10/05/23

Encore une dose d’insécurité juridique en matière d'acquisition?

Imaginez...

Vous êtes le plus important producteur de limonades du marché et vous venez d'acquérir un producteur de limonades biologiques en Allemagne. Cette limonade ne figurait pas encore dans votre gamme de produits. Si vous vouliez renforcer votre position sur le marché, vous deviez chercher un producteur de limonades biologiques. Aussitôt dit, aussitôt fait!

L'acquisition n'a pas dû être notifiée à la Commission européenne ni à l'Autorité allemande de la concurrence. Le chiffre d'affaires du fabricant local était suffisamment bas pour qu'aucun seuil de notification ne soit dépassé. Vous avez donc été ravi lorsque votre juriste d'entreprise vous a dit que vous pouviez procéder à l'acquisition immédiatement. Par expérience, vous savez qu'une procédure de notification prend beaucoup de temps.

Mais avant même que vous ne puissiez célébrer l’acquisition, votre téléphone sonne à toute volée. En effet, le lendemain de l'envoi du communiqué de presse annonçant l'acquisition, l'Autorité allemande de la concurrence vous informe qu’elle ouvre une enquête sur un éventuel abus de position dominante.

Abus de position dominante?

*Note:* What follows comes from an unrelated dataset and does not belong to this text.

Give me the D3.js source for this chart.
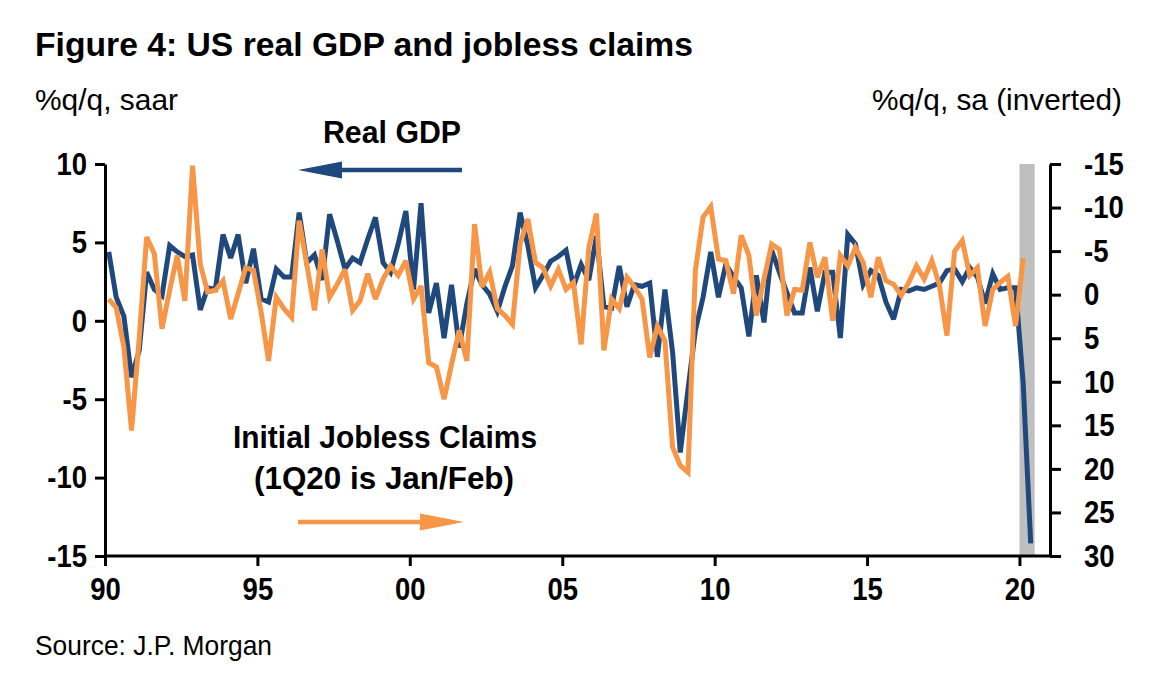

Vous manquez de tomber de votre chaise. L'acquisition ne devait quand même pas être notifiée? Ce n’est pas possible! Ou bien si?

Quelques précisions.

La Cour de justice de l’Union européenne a récemment rendu son arrêt dans l'affaire Towercast.

Cette décision concerne une acquisition dans le secteur des télécommunications en France. Cette acquisition ne nécessitait pas de notification préalable. Toutefois, après l'acquisition, un concurrent, Towercast, a déposé une plainte auprès de l'Autorité française de la concurrence, estimant que l'acquisition constituait un abus de position dominante. L'Autorité française de la concurrence a rejeté la plainte, après quoi Towercast a fait appel devant la Cour d'appel de Paris, qui s'est adressée à la Cour de justice de l'Union européenne, en lui demandant si une autorité nationale de la concurrence peut considérer qu'une acquisition constitue un abus de position dominante même si cette acquisition n'a pas dû être notifiée. 

La Cour a répondu qu'il n'était en effet pas exclu qu'une acquisition ne nécessitant pas de notification préalable puisse néanmoins constituer un abus de position dominante.

Ce faisant, la Cour crée des problèmes supplémentaires dans le domaine des acquisitions pour les entreprises dominantes.

Le fait qu'une entreprise dominante renforce sa position n'est pas en soi suffisant pour que l'acquisition soit considérée comme abusive. En revanche, il y a abus si "le degré de domination ainsi atteint entraverait substantiellement la concurrence, c’est-à-dire ne laisserait subsister que des entreprises dépendantes, dans leur comportement, de l’entreprise dominante".

L'arrêt de la Cour n'est pas sans conséquences. Moins d'une semaine après l'arrêt Towercast, l'Autorité belge de la concurrence a annoncé qu'elle avait ouvert une enquête sur un éventuel abus de position dominante de la part de Proximus, acteur dominant du secteur des télécommunications, dans le cadre de son acquisition d'EDPNET. Cette acquisition n'a pas dû être notifiée à l'Autorité belge de la concurrence en raison du chiffre d'affaires limité d'EDPNET. En outre, EDPNET était insolvable et le tribunal avait accepté le transfert des activités d'EDPNET à Proximus dans le cadre de la procédure d'insolvabilité.

Les entreprises en position dominante qui ont des projets d'acquisition sont prévenues: même si l'acquisition d'un petit acteur n'est pas soumise à l'approbation préalable des autorités de la concurrence, elles peuvent être accusées d'abus de position dominante par la suite.

Concrètement.

  • Vérifiez toujours si votre acquisition doit faire l'objet d'une notification préalable à la Commission européenne ou à une ou plusieurs autorités nationales de la concurrence.
  • Même si ce n'est pas le cas et que vous êtes en position dominante, vérifiez auprès de vos conseillers juridiques s'il n’y aurait pas un risque d’abus de position dominante.
  • Cela peut être le cas lorsque le comportement des autres acteurs du marché dépend de vous.
  • Le contenu précis de ce test doit être évalué au cas par cas, ce qui crée une insécurité juridique pour les entreprises dominantes.